Goal
Quote every line below exactly and skip any picture.

Collected material
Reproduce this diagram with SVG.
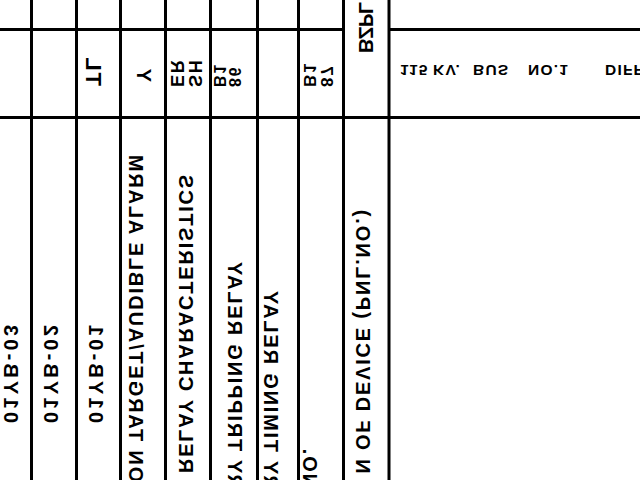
<svg xmlns="http://www.w3.org/2000/svg" width="640" height="480" viewBox="0 0 640 480">
<style>
.ln{stroke:#000;stroke-width:3;fill:none}
.t{font-family:"Liberation Sans",Arial,sans-serif;font-weight:bold;font-size:20px;fill:#000;letter-spacing:1.8px}
.h{font-family:"Liberation Sans",Arial,sans-serif;font-weight:bold;font-size:15.5px;fill:#000;letter-spacing:1.2px}
</style>
<rect width="640" height="480" fill="#fff"/>
<g id="grid">
<line class="ln" x1="0" y1="29.5" x2="343.5" y2="29.5"/>
<line class="ln" x1="389" y1="29.5" x2="640" y2="29.5"/>
<line class="ln" x1="0" y1="117.5" x2="640" y2="117.5"/>
<line class="ln" x1="31.5" y1="0" x2="31.5" y2="480"/>
<line class="ln" x1="76.5" y1="0" x2="76.5" y2="480"/>
<line class="ln" x1="120.5" y1="0" x2="120.5" y2="480"/>
<line class="ln" x1="165.5" y1="0" x2="165.5" y2="480"/>
<line class="ln" x1="210.5" y1="0" x2="210.5" y2="480"/>
<line class="ln" x1="257.5" y1="0" x2="257.5" y2="480"/>
<line class="ln" x1="298.5" y1="0" x2="298.5" y2="480"/>
<line class="ln" x1="343.5" y1="0" x2="343.5" y2="480"/>
<line class="ln" x1="389" y1="0" x2="389" y2="480"/>
</g>
<g id="column-titles">
<text class="t" transform="matrix(0,-1,-1,0,4,423)" textLength="100">01YB-03</text>
<text class="t" transform="matrix(0,-1,-1,0,44,423)" textLength="100">01YB-02</text>
<text class="t" transform="matrix(0,-1,-1,0,89,423)" textLength="100">01YB-01</text>
<text class="t" transform="matrix(0,-1,-1,0,129,153)" text-anchor="end">ION TARGET/AUDIBLE ALARM</text>
<text class="t" transform="matrix(0,-1,-1,0,179,173)" text-anchor="end">S RELAY CHARACTERISTICS</text>
<text class="t" transform="matrix(0,-1,-1,0,228,260)" text-anchor="end">RY TRIPPING RELAY</text>
<text class="t" transform="matrix(0,-1,-1,0,264,289)" text-anchor="end">RY TIMING RELAY</text>
<text class="t" transform="matrix(0,-1,-1,0,303,447)" text-anchor="end">NO.</text>
<text class="t" transform="matrix(0,-1,-1,0,356,208)" text-anchor="end">N OF DEVICE (PNL.NO.)</text>
</g>
<g id="row-entries">
<text class="t" transform="matrix(0,-1,-1,0,359,53)" textLength="53">BZPL</text>
<text class="t" style="font-size:22px" transform="matrix(0,-1,-1,0,86,86)">TL</text>
<text class="t" transform="matrix(0,-1,-1,0,137,82)">Y</text>
<text class="t" style="font-size:18px" transform="matrix(0,-1,-1,0,171,87)">ER</text>
<text class="t" style="font-size:18px" transform="matrix(0,-1,-1,0,189,87)">SH</text>
<text class="t" style="font-size:16px" transform="matrix(0,-1,-1,0,214,87)">B1</text>
<text class="t" style="font-size:16px" transform="matrix(0,-1,-1,0,229,87)">86</text>
<text class="t" style="font-size:17px" transform="matrix(0,-1,-1,0,304,87)">B1</text>
<text class="t" style="font-size:17px" transform="matrix(0,-1,-1,0,321,87)">87</text>
<text class="h" transform="matrix(1,0,0,-1,400,65)"><tspan x="0">115</tspan><tspan x="33">KV.</tspan><tspan x="73">BUS</tspan><tspan x="128">NO.1</tspan><tspan x="205">DIFF</tspan></text>
</g>
</svg>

Output below
Reproduce this diagram with SVG.
<svg xmlns="http://www.w3.org/2000/svg" width="640" height="480" viewBox="0 0 640 480">
<style>
.ln{stroke:#000;stroke-width:3;fill:none}
.t{font-family:"Liberation Sans",Arial,sans-serif;font-weight:bold;font-size:20px;fill:#000;letter-spacing:1.8px}
.h{font-family:"Liberation Sans",Arial,sans-serif;font-weight:bold;font-size:15.5px;fill:#000;letter-spacing:1.2px}
</style>
<rect width="640" height="480" fill="#fff"/>
<g id="grid">
<line class="ln" x1="0" y1="29.5" x2="343.5" y2="29.5"/>
<line class="ln" x1="389" y1="29.5" x2="640" y2="29.5"/>
<line class="ln" x1="0" y1="117.5" x2="640" y2="117.5"/>
<line class="ln" x1="31.5" y1="0" x2="31.5" y2="480"/>
<line class="ln" x1="76.5" y1="0" x2="76.5" y2="480"/>
<line class="ln" x1="120.5" y1="0" x2="120.5" y2="480"/>
<line class="ln" x1="165.5" y1="0" x2="165.5" y2="480"/>
<line class="ln" x1="210.5" y1="0" x2="210.5" y2="480"/>
<line class="ln" x1="257.5" y1="0" x2="257.5" y2="480"/>
<line class="ln" x1="298.5" y1="0" x2="298.5" y2="480"/>
<line class="ln" x1="343.5" y1="0" x2="343.5" y2="480"/>
<line class="ln" x1="389" y1="0" x2="389" y2="480"/>
</g>
<g id="column-titles">
<text class="t" transform="matrix(0,-1,-1,0,4,423)" textLength="100">01YB-03</text>
<text class="t" transform="matrix(0,-1,-1,0,44,423)" textLength="100">01YB-02</text>
<text class="t" transform="matrix(0,-1,-1,0,89,423)" textLength="100">01YB-01</text>
<text class="t" transform="matrix(0,-1,-1,0,129,153)" text-anchor="end">ION TARGET/AUDIBLE ALARM</text>
<text class="t" transform="matrix(0,-1,-1,0,179,173)" text-anchor="end">S RELAY CHARACTERISTICS</text>
<text class="t" transform="matrix(0,-1,-1,0,228,260)" text-anchor="end">RY TRIPPING RELAY</text>
<text class="t" transform="matrix(0,-1,-1,0,264,289)" text-anchor="end">RY TIMING RELAY</text>
<text class="t" transform="matrix(0,-1,-1,0,303,447)" text-anchor="end">NO.</text>
<text class="t" transform="matrix(0,-1,-1,0,356,208)" text-anchor="end">N OF DEVICE (PNL.NO.)</text>
</g>
<g id="row-entries">
<text class="t" transform="matrix(0,-1,-1,0,359,53)" textLength="53">BZPL</text>
<text class="t" style="font-size:22px" transform="matrix(0,-1,-1,0,86,86)">TL</text>
<text class="t" transform="matrix(0,-1,-1,0,137,82)">Y</text>
<text class="t" style="font-size:18px" transform="matrix(0,-1,-1,0,171,87)">ER</text>
<text class="t" style="font-size:18px" transform="matrix(0,-1,-1,0,189,87)">SH</text>
<text class="t" style="font-size:16px" transform="matrix(0,-1,-1,0,214,87)">B1</text>
<text class="t" style="font-size:16px" transform="matrix(0,-1,-1,0,229,87)">86</text>
<text class="t" style="font-size:17px" transform="matrix(0,-1,-1,0,304,87)">B1</text>
<text class="t" style="font-size:17px" transform="matrix(0,-1,-1,0,321,87)">87</text>
<text class="h" transform="matrix(1,0,0,-1,400,65)"><tspan x="0">115</tspan><tspan x="33">KV.</tspan><tspan x="73">BUS</tspan><tspan x="128">NO.1</tspan><tspan x="205">DIFF</tspan></text>
</g>
</svg>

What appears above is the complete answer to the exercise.